I think we may be in agreement. I don't think Americans are deeply frightened of terrorism in the sense that it keeps them awake at night, causes them to be unable to carry out daily activities, etc. However, I think they buy into the narrative pushed by media and government that terrorism is a significant threat and one that we should be concerned about. This is not really the fault of media and government, however, because it ends up as a feedback loop. Government and media amplify the fears of the populace, which then feeds back into the public as a whole. I think that breaking the public away from paying attention to the "This common household product could be killing you, details at 11!" style of TV news is key.


Of that entire group you just mentioned, the most divisive class warfare big government statist was Obama.

At least if McCain had been elected then we would have had opposition party contention between the executive and legislative branches.

At least with a Republican in office, the media would have been more likely to do its job by asking tougher questions and analyzing rather than fawning and adulating.

Before all that, though, maybe people should get involved earlier in the process and not let the media, the party leaders, and Saturday Night Live pick their candidates for them?


right, because when we had republicans like Bush/Cheney in office, everything went far better than they are now. Feel free to be a Republican just as I feel free to be a Democrat, but that's not really relevant to this issue. The majority of Obama's support on these issues comes from Republicans.


Since I never voted for any Bush, your straw man does not apply. I'm not advocating being a Republican. I'm advocating being independent and making strategic decisions about candidates based upon core principles - rather than being a jersey-wearing die-hard fan of a political party.

That said, I do think that having a Republican administration take the blame for the current scandals (IRS, NSA, AP, Benghazi) would have been a good thing.

If we extrapolate the level of anal probing that went on as a result of the Valerie Plame outing to the above scandals, the media wouldn't let any of them go until something more meaningful happened in congress, in the courts, or in voting booths.

As it is, these scandals are all disappearing from the MSM's coverage. Maybe they can do another multi-month coverage of George Zimmerman-like trials to take our minds off of important things.


I'm not a "fan" of the democrats, as I said, if we had a viable multi-party system I'd much more often be voting green, with democrats as my second choice, so that a losing green vote isn't a winning republican vote. But as it stands, there is no way to vote for a "first and second choice".

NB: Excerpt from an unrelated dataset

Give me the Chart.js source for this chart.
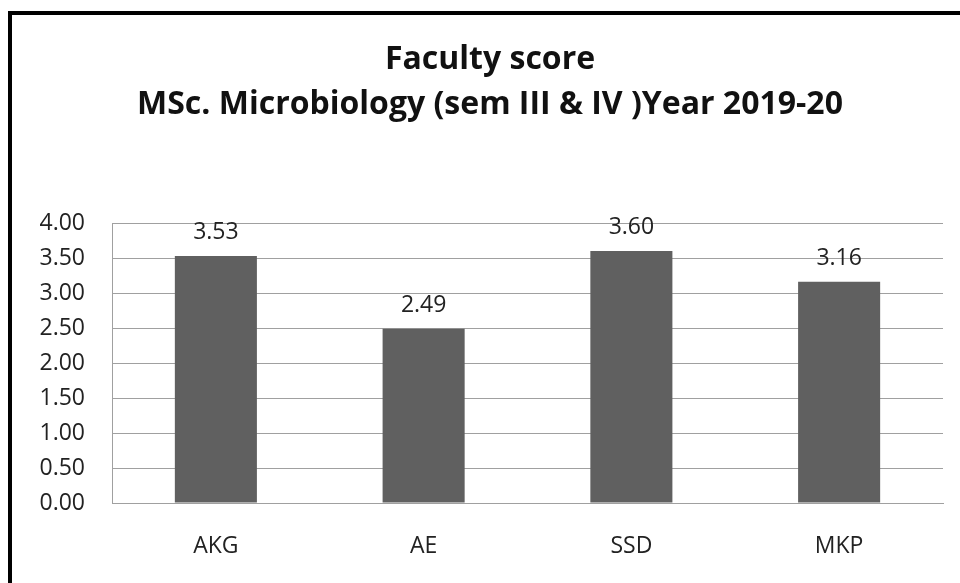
<!DOCTYPE html>
<html>
<head>
<meta charset="utf-8">
<script src="https://cdn.jsdelivr.net/npm/chart.js@4/dist/chart.umd.min.js"></script>
<style>
  html, body { margin: 0; padding: 0; background: #fff; overflow: hidden; }
  #wrap { position: relative; width: 960px; height: 583px; overflow: hidden; background: #fff; }
  #frame { position: absolute; left: 8px; top: 11px; width: 1100px; height: 800px; border: 4px solid #000; pointer-events: none; box-sizing: border-box; }
  canvas { position: absolute; left: 0; top: 0; }
</style>
</head>
<body>
<div id="wrap">
  <canvas id="c" width="960" height="583"></canvas>
  <div id="frame"></div>
</div>
<script>
const titleLines = ["Faculty score", "MSc. Microbiology (sem III & IV )Year 2019-20"];
const categories = ["AKG", "AE", "SSD", "MKP"];
const scores = [3.53, 2.49, 3.60, 3.16];
const yTicks = [0, 0.5, 1, 1.5, 2, 2.5, 3, 3.5, 4];

const FONT = "'Open Sans', 'Liberation Sans', sans-serif";

const valueLabels = {
  id: 'valueLabels',
  afterDatasetsDraw(chart) {
    const ctx = chart.ctx;
    const meta = chart.getDatasetMeta(0);
    ctx.save();
    ctx.font = "23px " + FONT;
    ctx.fillStyle = "#222";
    ctx.textAlign = "center";
    ctx.textBaseline = "alphabetic";
    meta.data.forEach((bar, i) => {
      ctx.fillText(scores[i].toFixed(2), bar.x, bar.y - 17);
    });
    ctx.restore();
  }
};

new Chart(document.getElementById('c'), {
  type: 'bar',
  data: {
    labels: categories,
    datasets: [{
      data: scores,
      backgroundColor: '#606060',
      borderWidth: 0,
      categoryPercentage: 1.0,
      barPercentage: 0.395
    }]
  },
  options: {
    responsive: false,
    animation: false,
    devicePixelRatio: 1,
    layout: { padding: { left: 37, right: 17, top: 0, bottom: 0 } },
    plugins: {
      legend: { display: false },
      tooltip: { enabled: false },
      title: {
        display: true,
        text: titleLines,
        color: '#111',
        font: { family: FONT, size: 32, weight: 'bold', lineHeight: '45px' },
        padding: { top: 37, bottom: 96 }
      }
    },
    scales: {
      x: {
        grid: { display: false, drawTicks: false },
        border: { display: true, color: '#a0a0a0', width: 1 },
        ticks: { color: '#222', font: { family: FONT, size: 23 }, padding: 30 },
        afterFit(scale) { scale.height = 80; }
      },
      y: {
        min: 0, max: 4,
        afterBuildTicks(scale) { scale.ticks = yTicks.map(v => ({ value: v })); },
        grid: { color: '#a0a0a0', lineWidth: 1, drawTicks: false },
        border: { display: true, color: '#a0a0a0', width: 1 },
        ticks: {
          color: '#222',
          font: { family: FONT, size: 23 },
          padding: 27,
          callback: v => Number(v).toFixed(2)
        },
        afterFit(scale) { scale.width = 75; }
      }
    }
  },
  plugins: [valueLabels]
});
</script>
</body>
</html>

Also, as we went to war in Iraq because the MSM, including the new york times, as well as congress, went along with the republicans, so you can't generalize that a certain combination of R/D leads to the most checks and balances via the government or the media. The democrats in congress rubber stamped a whole set of republican policies - the democrats are a terrible opposition party since they offer so little of it. Checks and balances are essentially working terribly (we currently have 100% obstruction for almost all issues, then for this one we have too little) and no R/D pattern will fix that, only changes to the rules including voting (compulsory, allow second choices) and campaign finance (there should be almost no finance in campaigns) will change that.


Not really, there is a small minority of democrats and a small minority of republicans that don't support him on these issues and all the rest do on both sides.


Our current voting system is a conservative wet dream. It's designed so that you're voting against every other party, so you're not trying to advance a platform, but rather trying to prevent the onset of a worse one.

It's not our voting system that needs to be radically changed. It's the extent to which we rely on representatives to hold power for us. It's the 21st century; why don't we have tools to collaboratively write legislation?